Gardiner, however, upped the defensive pressure and ended the quarter on a 16-6 run.

“The first quarter we didn’t make any shots, so we couldn’t really get up and pressure,” Gray said. “Once we started making a couple of shots, and even we cut it to seven or so, I think they all just relaxed and were like ‘OK, we’re fine, we can get ourselves back into this.'”

The surge continued in the third. Johnson scored nine of the team’s first 15 points of the second half, allowing Gardiner to go up 40-30. Gruber began to win her battle with the 6-3 Daulerio, and Savannah Brown (five steals) and Gallagher (three) led the Tigers’ pressure defense.

The Eagles tried to return the favor, cutting the gap to 53-48 on a Lampert basket with about a minute and a half to go, but a pair of clutch free throws from Gallagher and two steals from Brown iced the game and a victorious return to action for the Tigers’ full crew.

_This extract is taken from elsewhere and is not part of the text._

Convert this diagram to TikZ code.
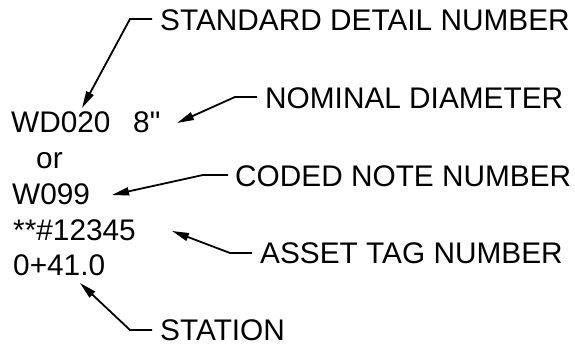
\documentclass[tikz,border=0pt]{standalone}
\usepackage{fontspec}
\setmainfont{Liberation Sans}[Ligatures=TeXOff]
\usetikzlibrary{arrows.meta}
\begin{document}
\begin{tikzpicture}[x=1pt,y=-1pt,
  lbl/.style={anchor=base west,inner sep=0pt,font=\fontsize{29.8}{31}\selectfont},
  leader/.style={line width=1.8pt,-{Triangle[length=17pt,width=8pt]}}]
\useasboundingbox (0,0) rectangle (575,345);
% left values
\node[lbl] (wd) at (11,132) {WD020};
\node[lbl] (dia) at (133,132) {8"};
\node[lbl] (or) at (36,168) {or};
\node[lbl] (w) at (12,204) {W099};
\node[lbl] (tag) at (13,240) {**\#12345};
\node[lbl] (sta) at (13,275) {0+41.0};
% labels
\node[lbl] (lstd) at (160,31) {STANDARD DETAIL NUMBER};
\node[lbl] (lnom) at (265,108) {NOMINAL DIAMETER};
\node[lbl] (lcod) at (235,186) {CODED NOTE NUMBER};
\node[lbl] (ltag) at (260,263) {ASSET TAG NUMBER};
\node[lbl] (lsta) at (160,340) {STATION};
% leader points
\coordinate (s1) at (152,19);  \coordinate (s2) at (130,19);  \coordinate (st) at (82,108);
\coordinate (n1) at (257,97);  \coordinate (n2) at (235,97);  \coordinate (nt) at (177,123);
\coordinate (c1) at (228,175); \coordinate (c2) at (203,175); \coordinate (ct) at (112,195);
\coordinate (a1) at (252,253); \coordinate (a2) at (230,253); \coordinate (at2) at (172,231);
\coordinate (t1) at (152,330); \coordinate (t2) at (130,330); \coordinate (tt) at (80,283);
\draw[leader] (s1) -- (s2) -- (st);
\draw[leader] (n1) -- (n2) -- (nt);
\draw[leader] (c1) -- (c2) -- (ct);
\draw[leader] (a1) -- (a2) -- (at2);
\draw[leader] (t1) -- (t2) -- (tt);
\end{tikzpicture}
\end{document}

“It’s a really big win for us,” Johnson said. “We had four practices, and it’s just good to play a game. To come out with a win is even better.”

Tough as it was to see the game slip away, Mt. Ararat coach Julie Petrie, whose team was missing four players with COVID issues of its own, said she was happy with the effort from her group to take one of A North’s top teams down to the wire.

“I know we lost, but I told our kids tonight, being so low on personnel and having a lot of our young kids have to step up, I told them we want to leave the gym proud,” she said. “For us to be missing some of our key scorers and score 50, I was proud of them for that. But we got tired down the stretch.”